In an age of ubiquitous computing, computational complexity theory is the science that studies what problems can be efficiently solved by computation. Since the founding work of the 1970s, an influential line of research has zoomed in on NP-complete problems, with the satisfiability problem for Boolean logic formulas (SAT) at its head, which turned out to be exactly the right notion to capture literally thousands of important applied problems in different fields. Based on the assumption of the hardness of NP, whose validity is one of the famous Millennium Prize Problems, a rich mathematical theory has been developed for establishing conditional results that state that all these problems are infeasible to solve, in the worst case.
The trouble is that real problems are not worst-case. The last two decades have seen the development of exceedingly efficient algorithms for many of these problems, perhaps most impressively in the form of so-called SAT solvers for logic formulas. Traditional complexity analysis claiming exponential lower bounds is arguably not very relevant in this setting, but this also means that we lack tools to understand how these algorithms can perform so well and why they sometimes spectacularly fail.
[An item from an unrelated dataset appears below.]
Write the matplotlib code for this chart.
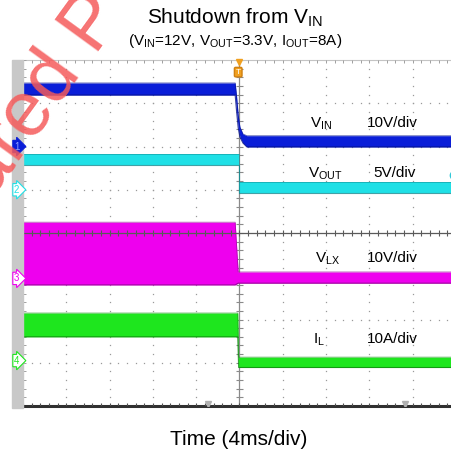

This program will bring together leading theoreticians and practitioners that work on SAT and its generalizations, and approach it from all possible angles: complexity theory, logic, computational algebra, optimization, SAT solving, constraint programming, random instances, SAT modulo theories (SMT), etc. The goal is to develop a better mathematical understanding of real-world efficient computation, and to work towards further algorithmic progress on problems that are currently beyond reach. So far, theoretical and applied research in these areas has developed mostly separately, but several joint workshops in recent years showed that the communities are eager for more interaction. This program is hence an opportunity for a longer-term collaboration and exchange of ideas between theoreticians and practitioners, that has potential for significant long-term impact in mathematics, computer science, and industry. This semester program could provide a decisive contribution in building a joint community of researchers working on constructing efficient algorithms and analyzing the computational complexity of applied problems.